The good news is that saving the planet could mean saving the scarcest resource of all – our money.

So how can we make our money do more for us and the planet at the same time?

Cut down on meat

Most of us enjoy a good roast, but the animal industry has huge carbon emissions. Raising an animal means using huge quantities of water and feed. Good quality meat is expensive, and any other kind might have you asking whether it is healthy enough for your family.

So, cutting down meat consumption could be at the top of your list. You don’t have to go vegan overnight. Instead, introduce a meatless meal once a week – and as you and your family start to discover how good they can be, you can find that you are all looking forward to meatless dinners.

You can find some tasty vegetarian dishes on the BBC food website, while many supermarkets like Tesco not only have vegetarian recipes, they let you order the ingredients too.

Say no to plastic

Plastic is everywhere. It’s in packaging, in gadgets and even cosmetics. If it doesn’t end up as landfill or being incinerated where it can release dangerous compounds into the atmosphere, it can end up in the oceans.

We’ve all seen the damage to marine wildlife cause by plastic bags – which animals mistake for jellyfish, and eat. Cutting down plastic bag use is simple. Just take a shopping bag along when you go to the supermarket, and you avoid paying the governments plastic bag tax as well as help the planet. The tax is only 5p a bag, but you might use three or four bags on your weekly shop, and some stores have put the cost up higher still.

But it is not just the bags that use plastic. If you buy bottled water you are contributing to a mountain of plastic waste. If you really can’t drink the water out of your tap, consider a water filter in your kitchen. Instead of paying 50p a litre or more for your water, the actual cost falls so low it’s almost impossible to calculate, and the only thing you will pay is for the filter pads.

If you like to carry water with you, get a reusable water bottle and get into the habit of filling it up and taking it with you before you leave the house.

Other ways to cut plastic use include buying fruit and vegetables loose instead of in pre-packaged bags. You can check for damage and freshness and get exactly the quantity you need – and pay less too.

Look at the refill shops that are springing up across the country.

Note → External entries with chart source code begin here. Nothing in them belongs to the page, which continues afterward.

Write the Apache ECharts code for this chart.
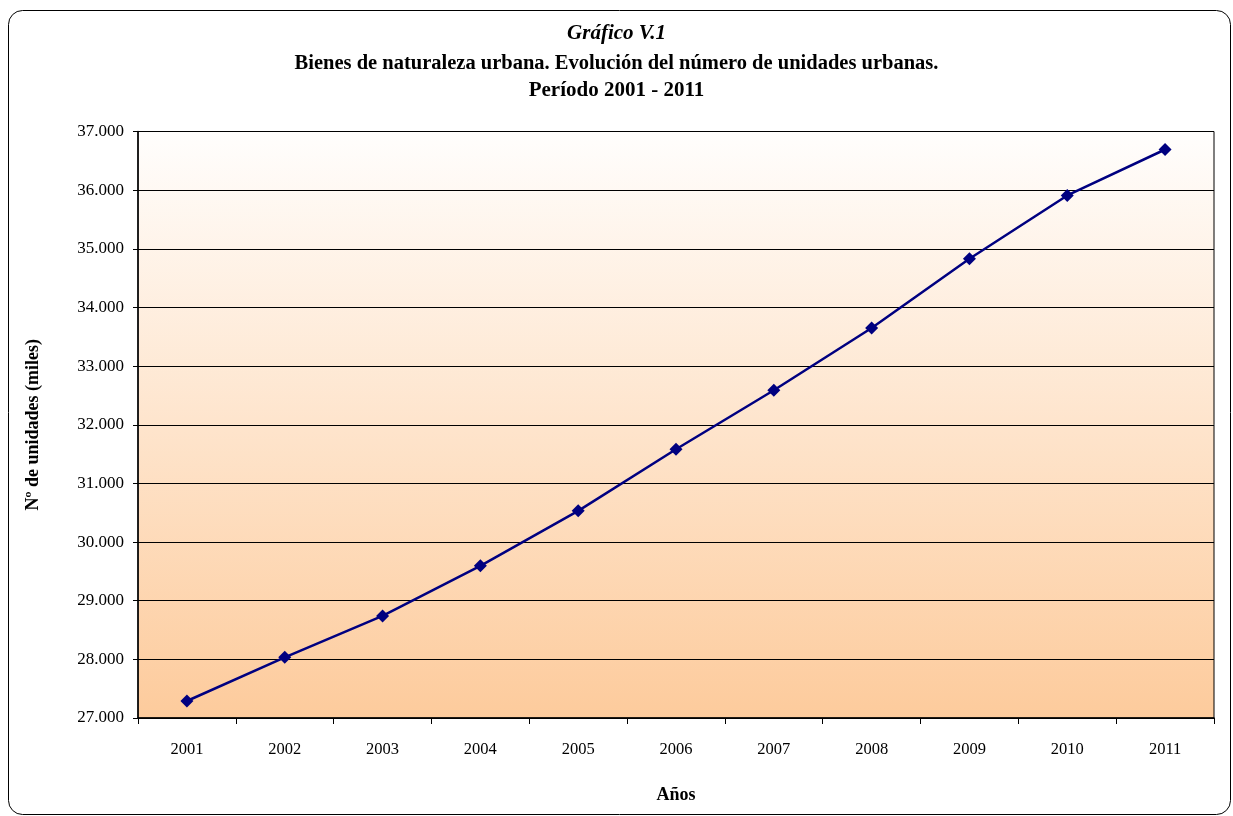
<!DOCTYPE html>
<html>
<head>
<meta charset="utf-8">
<script src="https://cdn.jsdelivr.net/npm/echarts@6/dist/echarts.min.js"></script>
<style>
html,body{margin:0;padding:0;background:#fff;}
#c{width:1233px;height:816px;}
</style>
</head>
<body>
<div id="c"></div>
<script>
const years = ['2001','2002','2003','2004','2005','2006','2007','2008','2009','2010','2011'];
const unidades = [27290, 28034, 28740, 29595, 30532, 31583, 32588, 33649, 34831, 35910, 36693];
const yMin = 27000, yMax = 37000, yStep = 1000;

const chart = echarts.init(document.getElementById('c'), null, {renderer:'canvas'});
const serif = '"Liberation Serif", "Times New Roman", serif';
const fmt = v => String(v).replace(/\B(?=(\d{3})+(?!\d))/g, '.');

chart.setOption({
  backgroundColor: '#ffffff',
  animation: false,
  graphic: [{
    type: 'rect', z: -10,
    shape: {x: 8.5, y: 10.5, width: 1222, height: 804, r: 14},
    style: {fill: 'none', stroke: '#000', lineWidth: 1}
  }],
  title: [
    {text: 'Gráfico V.1', left: 'center', top: 18,
     textStyle: {fontFamily: serif, fontSize: 21, fontStyle: 'italic', fontWeight: 'bold', color: '#000'}},
    {text: 'Bienes de naturaleza urbana. Evolución del número de unidades urbanas.', left: 'center', top: 48,
     textStyle: {fontFamily: serif, fontSize: 20.5, fontWeight: 'bold', color: '#000'}},
    {text: 'Período 2001 - 2011', left: 'center', top: 75,
     textStyle: {fontFamily: serif, fontSize: 21, fontWeight: 'bold', color: '#000'}}
  ],
  grid: {left: 138, right: 19, top: 131.5, bottom: 98, show: true,
    backgroundColor: new echarts.graphic.LinearGradient(0,0,0,1,[
      {offset:0, color:'#fffefd'},{offset:1, color:'#fdcb9c'}]),
    borderColor: '#000', borderWidth: 1},
  xAxis: {
    type: 'category', data: years, boundaryGap: true,
    name: 'Años', nameLocation: 'middle', nameGap: 68,
    nameTextStyle: {fontFamily: serif, fontSize: 18, fontWeight: 'bold', color: '#000'},
    axisLine: {lineStyle: {color: '#000', width: 1.5}},
    axisTick: {show: true, length: 6, lineStyle: {color: '#000'}},
    axisLabel: {fontFamily: serif, fontSize: 16.5, color: '#000', margin: 23}
  },
  yAxis: {
    type: 'value', min: yMin, max: yMax, interval: yStep,
    name: 'Nº de unidades (miles)', nameLocation: 'middle', nameGap: 96,
    nameTextStyle: {fontFamily: serif, fontSize: 18, fontWeight: 'bold', color: '#000'},
    axisLine: {show: true, lineStyle: {color: '#000', width: 1.5}},
    axisTick: {show: true, length: 5, lineStyle: {color: '#000'}},
    axisLabel: {fontFamily: serif, fontSize: 17, color: '#000', margin: 14, formatter: fmt},
    splitLine: {show: true, lineStyle: {color: '#000', width: 1}}
  },
  series: [{
    type: 'line', data: unidades,
    symbol: 'diamond', symbolSize: 13,
    lineStyle: {color: '#000080', width: 2.5},
    itemStyle: {color: '#000080'}
  }]
});
</script>
</body>
</html>
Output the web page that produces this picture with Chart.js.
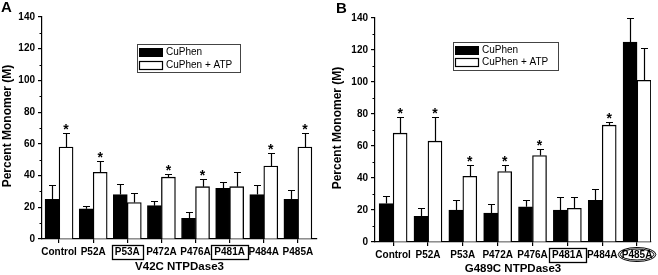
<!DOCTYPE html>
<html><head><meta charset="utf-8">
<script src="https://cdn.jsdelivr.net/npm/chart.js@4/dist/chart.umd.min.js"></script>
<style>
html,body{margin:0;padding:0;background:#fff;overflow:hidden}
#wrap{position:relative;width:658px;height:275px;background:#fff}
canvas{position:absolute;top:0}
</style></head>
<body><div id="wrap">
<canvas id="chartA" width="329" height="275" style="left:0"></canvas>
<canvas id="chartB" width="329" height="275" style="left:329px"></canvas>
</div>
<script>
// ---------- data ----------
const categories = ['Control','P52A','P53A','P472A','P476A','P481A','P484A','P485A'];
const yTicks = [0,20,40,60,80,100,120,140];
const yMinorTicks = [10,30,50,70,90,110,130];
const seriesNames = ['CuPhen','CuPhen + ATP'];

const aCuPhen       = [25,19,28,21,13,32,28,25];
const aCuPhenErr    = [34,21,35,24,17,36,34,31];
const aCuPhenATP    = [58,42,23,39,33,33,46,58];
const aCuPhenATPErr = [67,49,29,41,38,42,54,67];
const aStars        = [1,1,0,1,1,0,1,1];
const aBoxed        = ['P53A','P481A'];
const aCircled      = [];

const bCuPhen       = [24,16,20,18,22,20,26,125];
const bCuPhenErr    = [29,21,26,24,26,28,33,140];
const bCuPhenATP    = [68,63,41,44,54,21,73,101];
const bCuPhenATPErr = [78,78,48,48,58,28,75,121];
const bStars        = [1,1,1,1,1,0,1,0];
const bBoxed        = ['P481A'];
const bCircled      = ['P485A'];

const FONT = "'Liberation Sans', Arial, sans-serif";

function decor(o){
  return {
    id:'decor',
    afterDraw(chart){
      const c = chart.ctx, xs = chart.scales.x, ys = chart.scales.y;
      c.save();
      c.strokeStyle = '#000'; c.fillStyle = '#000';
      // minor y ticks
      c.lineWidth = 1.2;
      c.beginPath();
      yMinorTicks.forEach(v=>{
        const y = Math.round(ys.getPixelForValue(v)) + 0.5;
        c.moveTo(chart.chartArea.left - 2.5, y); c.lineTo(chart.chartArea.left, y);
      });
      c.stroke();
      // error bars + stars
      [[0,o.black,o.blackErr,null],[1,o.white,o.whiteErr,o.stars]].forEach(([d,vals,errs,stars])=>{
        const meta = chart.getDatasetMeta(d);
        meta.data.forEach((bar,i)=>{
          const x = Math.round(bar.x) + 0.5;
          const y0 = ys.getPixelForValue(vals[i]);
          const y1 = Math.round(ys.getPixelForValue(errs[i])) + 0.5;
          c.lineWidth = 1.2;
          c.beginPath();
          c.moveTo(x, y0); c.lineTo(x, y1);
          c.moveTo(x - 3.5, y1); c.lineTo(x + 3.5, y1);
          c.stroke();
          if (stars && stars[i]) {
            c.font = 'bold 14px ' + FONT;
            c.textAlign = 'center'; c.textBaseline = 'alphabetic';
            c.fillText('*', bar.x, y1 + 0.5);
          }
        });
      });
      // boxed / circled tick labels
      c.font = 'bold 10px ' + FONT;
      const labY = xs.top + o.labOff;
      categories.forEach((cat,i)=>{
        const cx = xs.getPixelForValue(i);
        const w = c.measureText(cat).width;
        if (o.boxed.includes(cat)) {
          c.lineWidth = 1.3;
          c.strokeRect(Math.round(cx - w/2 - 3) + 0.5, Math.round(labY - 7) + 0.5, Math.round(w + 6), 14);
        }
        if (o.circled.includes(cat)) {
          c.lineWidth = 1;
          c.beginPath(); c.ellipse(cx, labY, w/2 + 3.5, 7, 0, 0, Math.PI*2); c.stroke();
          c.beginPath(); c.ellipse(cx, labY, w/2 + 1.5, 5.5, 0, 0, Math.PI*2); c.stroke();
        }
      });
      // axis titles
      c.fillStyle = '#000';
      c.font = 'bold 11.5px ' + FONT;
      c.textAlign = 'center'; c.textBaseline = 'middle';
      c.fillText(o.xTitle, (chart.chartArea.left + chart.chartArea.right)/2, o.xTitleY);
      c.save();
      c.translate(o.yTitleX, o.yTitleY); c.rotate(-Math.PI/2);
      c.font = 'bold 12px ' + FONT;
      c.fillText('Percent Monomer (M)', 0, 0);
      c.restore();
      // panel letter
      c.font = 'bold 15px ' + FONT;
      c.textAlign = 'left'; c.textBaseline = 'top';
      c.fillText(o.letter, o.letterX, o.letterY);
      // legend
      const L = o.legend;
      c.lineWidth = 1; c.strokeStyle = '#444';
      c.strokeRect(L.x + 0.5, L.y + 0.5, L.w, L.h);
      c.strokeStyle = '#000';
      c.fillStyle = '#000';
      c.fillRect(L.x + 2, L.y + 4, 24, 9);
      c.fillStyle = '#fff';
      c.fillRect(L.x + 2, L.y + 4 + L.gap, 24, 9);
      c.lineWidth = 1.2;
      c.strokeRect(L.x + 2.5, L.y + 4.5 + L.gap, 23, 8);
      c.fillStyle = '#000';
      c.font = '10px ' + FONT;
      c.textBaseline = 'middle';
      c.fillText(seriesNames[0], L.x + 29, L.y + 8.5);
      c.fillText(seriesNames[1], L.x + 29, L.y + 8.5 + L.gap);
      c.restore();
    }
  };
}

function buildChart(id, o){
  const axisCommon = {
    grid:{display:true, drawOnChartArea:false, drawTicks:true, tickLength:4, color:'#000', lineWidth:1.2, offset:false},
    border:{display:true, color:'#000', width:1.2}
  };
  return new Chart(document.getElementById(id), {
    type:'bar',
    data:{
      datasets:[
        {label:seriesNames[0], data:o.black.map((v,i)=>({x:i,y:v})), backgroundColor:'#000', borderColor:'#000', borderWidth:1, barThickness:14},
        {label:seriesNames[1], data:o.white.map((v,i)=>({x:i,y:v})), backgroundColor:'#fff', borderColor:'#000', borderWidth:1.3, barThickness:14}
      ]
    },
    options:{
      responsive:false, animation:false, devicePixelRatio:1,
      layout:{padding:{top:o.top, right:o.right, left:0, bottom:0}},
      plugins:{legend:{display:false}, tooltip:{enabled:false}},
      scales:{
        x:Object.assign({
          type:'linear', min:o.xmin, max:o.xmax, offset:false,
          afterBuildTicks:s=>{ s.ticks = categories.map((c,i)=>({value:i})); },
          afterFit:s=>{ s.height = o.xh; },
          ticks:{autoSkip:false, maxRotation:0, minRotation:0, padding:3, color:'#000',
                 font:{family:FONT, size:10, weight:'bold'}, callback:v=>categories[v]}
        }, axisCommon),
        y:Object.assign({
          type:'linear', min:0, max:140,
          afterBuildTicks:s=>{ s.ticks = yTicks.map(v=>({value:v})); },
          afterFit:s=>{ s.width = o.yw; },
          ticks:{padding:3, color:'#000', font:{family:FONT, size:10, weight:'bold'}}
        }, axisCommon)
      }
    },
    plugins:[decor(o)]
  });
}

buildChart('chartA', {
  black:aCuPhen, blackErr:aCuPhenErr, white:aCuPhenATP, whiteErr:aCuPhenATPErr, stars:aStars,
  boxed:aBoxed, circled:aCircled,
  top:17, right:12, yw:42, xh:36, xmin:-0.5, xmax:7.56, labOff:12.5,
  xTitle:'V42C NTPDase3', xTitleY:266.5, yTitleX:8, yTitleY:126,
  letter:'A', letterX:1, letterY:0,
  legend:{x:137, y:44, w:103, h:28, gap:13}
});
buildChart('chartB', {
  black:bCuPhen, blackErr:bCuPhenErr, white:bCuPhenATP, whiteErr:bCuPhenATPErr, stars:bStars,
  boxed:bBoxed, circled:bCircled,
  top:18, right:7, yw:46, xh:33, xmin:-0.52, xmax:7.4, labOff:12.5,
  xTitle:'G489C NTPDase3', xTitleY:269, yTitleX:9, yTitleY:128,
  letter:'B', letterX:7, letterY:1,
  legend:{x:124, y:42, w:105, h:28, gap:12}
});
</script>
</body></html>
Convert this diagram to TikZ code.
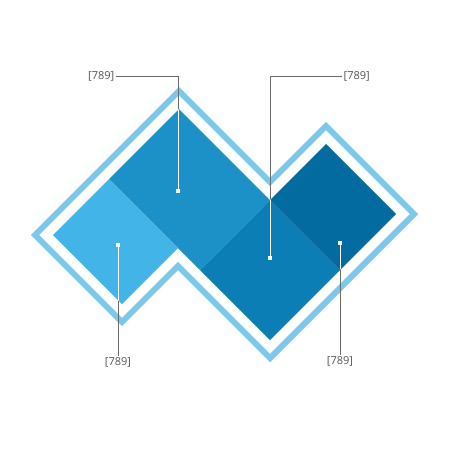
\documentclass[tikz,border=0pt]{standalone}
\usepackage{fontspec}
\setmainfont{Open Sans}
\usetikzlibrary{positioning, calc}
\definecolor{frameblue}{HTML}{7BC8EC}
\definecolor{tileA}{HTML}{42B4E8}
\definecolor{tileB}{HTML}{1C91C8}
\definecolor{tileC}{HTML}{0B7EB5}
\definecolor{tileD}{HTML}{036B9F}
\definecolor{leadgray}{HTML}{6A6A6A}

\begin{document}
\begin{tikzpicture}[x=1pt,y=-1pt]
    \tikzset{leader/.style={draw=leadgray,line width=0.8pt},
      leaderin/.style={draw=white,line width=0.9pt},
      dot/.style={fill=white,inner sep=0pt,minimum size=3.4pt},
      lab/.style={text=leadgray!80!black,font=\fontsize{11}{13}\selectfont,inner sep=1.5pt}}
    \def\off{18}
    \useasboundingbox (0,0) rectangle (450,450);

    % corners of the tiles
    \coordinate (V) at (270,200);
    \coordinate (Bt) at (179,109);
    \coordinate (Bl) at (109,179);
    \coordinate (Bb) at (200,270);
    \coordinate (Al) at (53,235);
    \coordinate (Ar) at (178,248);
    \coordinate (Ab) at (122,304);
    \coordinate (Cr) at (340,270);
    \coordinate (Cb) at (270,340);
    \coordinate (Dt) at (326,144);
    \coordinate (Dr) at (396,214);

    % frame round the tiles
    \draw[frameblue,line width=6pt,line join=miter]
      ($(Al)-(\off,0)$) -- ($(Bt)-(0,\off)$) -- ($(V)-(0,\off)$) -- ($(Dt)-(0,\off)$)
      -- ($(Dr)+(\off,0)$) -- ($(Cb)+(0,\off)$) -- ($(Ar)+(0,\off)$) -- ($(Ab)+(0,\off)$) -- cycle;

    % points and labels
    \coordinate (p1) at (178,191);
    \coordinate (p2) at (270,258);
    \coordinate (p3) at (118,245);
    \coordinate (p4) at (340,243);
    \node[lab,anchor=east] (l1) at (116,76) {[789]};
    \node[lab,anchor=west] (l2) at (342,76) {[789]};
    \node[lab,anchor=north] (l3) at (118,356) {[789]};
    \node[lab,anchor=north] (l4) at (340,355) {[789]};

    \draw[leader] (p1) |- (l1.east);
    \draw[leader] (p2) |- (l2.west);
    \draw[leader] (p3) -- (l3.north);
    \draw[leader] (p4) -- (l4.north);

    \fill[tileB] (Bl) -- (Bt) -- (V) -- (Bb) -- cycle;
    \fill[tileA] (Al) -- (Bl) -- (Ar) -- (Ab) -- cycle;
    \fill[tileC] (V) -- (Cr) -- (Cb) -- (Bb) -- cycle;
    \fill[tileD] (V) -- (Dt) -- (Dr) -- (Cr) -- cycle;

    % white where the leaders cross the tiles
    \begin{scope}
      \clip (Al) -- (Bt) -- (V) -- (Dt) -- (Dr) -- (Cb) -- (Ar) -- (Ab) -- cycle;
      \draw[leaderin] (p1) |- (l1.east);
      \draw[leaderin] (p2) |- (l2.west);
      \draw[leaderin] (p3) -- (l3.north);
      \draw[leaderin] (p4) -- (l4.north);
    \end{scope}

    \node[dot] (d1) at (p1) {};
    \node[dot] (d2) at (p2) {};
    \node[dot] (d3) at (p3) {};
    \node[dot] (d4) at (p4) {};
\end{tikzpicture}
\end{document}
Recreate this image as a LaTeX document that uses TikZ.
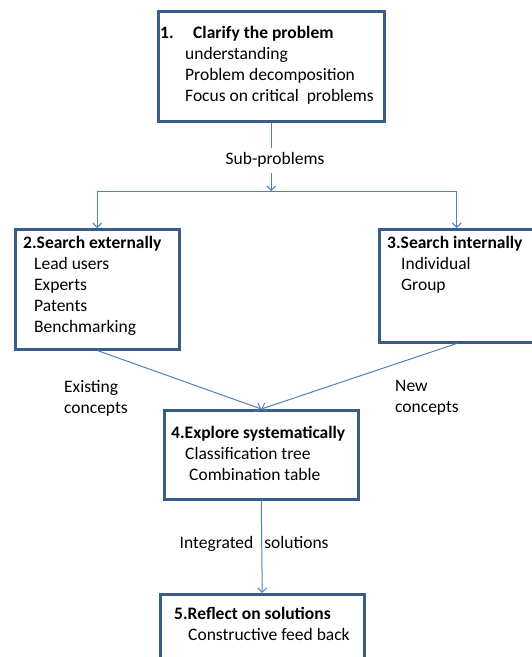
\documentclass[tikz,border=0pt]{standalone}
\usepackage{fontspec}
\setmainfont{Carlito}
\usetikzlibrary{arrows.meta,positioning}
\definecolor{boxblue}{RGB}{56,93,138}
\definecolor{lineblue}{RGB}{79,129,189}
\begin{document}
\begin{tikzpicture}[x=1pt, y=-1pt,
    >={Straight Barb[length=4.5pt,width=9pt]},
    box/.style={draw=boxblue, line width=2.5pt, anchor=north west, inner sep=0pt},
    txt/.style={anchor=north west, align=left, inner sep=0pt,
      font=\fontsize{17.5}{21}\selectfont},
    lbl/.style={inner sep=0pt, font=\fontsize{17.5}{21}\selectfont},
    flow/.style={draw=lineblue, line width=1pt}]
  \useasboundingbox (0,0) rectangle (531,657);

  % Boxes
  \node[box, minimum width=226pt, minimum height=110pt] (box1) at (157,10) {};
  \node[box, minimum width=164pt, minimum height=120pt] (box2) at (14,228) {};
  \node[box, minimum width=155pt, minimum height=113pt] (box3) at (378,228) {};
  \node[box, minimum width=194pt, minimum height=89pt] (box4) at (163,409) {};
  \node[box, minimum width=204pt, minimum height=80pt] (box5) at (159,593) {};

  % Box texts
  \node[txt] (text1) at (160,26.5) {\textbf{\makebox[33pt][l]{1.}Clarify the problem}\\
    \hspace*{25pt}understanding\\
    \hspace*{25pt}Problem decomposition\\
    \hspace*{25pt}Focus on critical\ \ problems};
  \node[txt] (text2) at (23,236.5) {\textbf{2.Search externally}\\
    \hspace*{11pt}Lead users\\
    \hspace*{11pt}Experts\\
    \hspace*{11pt}Patents\\
    \hspace*{11pt}Benchmarking};
  \node[txt] (text3) at (387,236.5) {\textbf{3.Search internally}\\
    \hspace*{14pt}Individual\\
    \hspace*{14pt}Group};
  \node[txt] (text4) at (171,425.5) {\textbf{4.Explore systematically}\\
    \hspace*{14pt}Classification tree\\
    \hspace*{18pt}Combination table};
  \node[txt] (text5) at (174,606.5) {\textbf{5.Reflect on solutions}\\
    \hspace*{14pt}Constructive feed back};

  % Labels on the connectors
  \node[lbl] (sub) at (275,160) {Sub-problems};
  \node[txt] (existing) at (64,380) {Existing\\concepts};
  \node[txt] (new) at (395,380) {New\\concepts};
  \node[lbl, anchor=west] (integ) at (179.5,544) {Integrated\hspace{11pt}solutions};

  % Connectors
  \coordinate (split) at (box1.south |- 0,191);
  \draw[flow] (box1.south) -- ([yshift=4pt]box1.south |- sub.north);
  \draw[flow, ->] ([yshift=-5pt]box1.south |- sub.south) -- (split);
  \draw[flow, ->] (split) -| (box2.north);
  \draw[flow, ->] (split) -| (box3.north);
  \draw[flow, ->] (box2.south) -- (box4.north);
  \draw[flow, ->] (box3.south) -- (box4.north);
  \draw[flow, ->] (box4.south) -- (box5.north);
\end{tikzpicture}
\end{document}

You take in an empty container, and get it refilled with everything from coffee and groceries to cleaning products.

Cut down on water

There should never be a shortage of water in the UK – we live on a rainy island after all. But water has to be pumped and purified, and very often heated, taking energy and money. Cutting down use of cold and hot water can mean smaller bills and a reduced carbon footprint.

All you need is a conscious effort to do things like take shorter showers (don’t even think about baths) not leaving the tap running when cleaning your teeth and filling a washing up bowl instead of just running the tap.

Don’t use a hose to water your garden. Use a water butt to store rainwater, and a watering can on any special plants. Your lawn and most ordinary plants will manage very well by themselves.

Mind how you go

We love the convenience of our cars, but the cost of fuel, insurance and parking is bad for our budgets, while the pollution is bad for our health and our environment.

Walking, cycling, or using public transport to get around saves money, congestion and pollution. But if they are not practical you could also look into whether your company has a carpooling scheme or look at car sharing clubs.

This is not a complete list – but remember, whenever you grow your own vegetables, repair rather than replace an appliance or remodel your old clothes, you are doing your bit for the planet as well as your budget!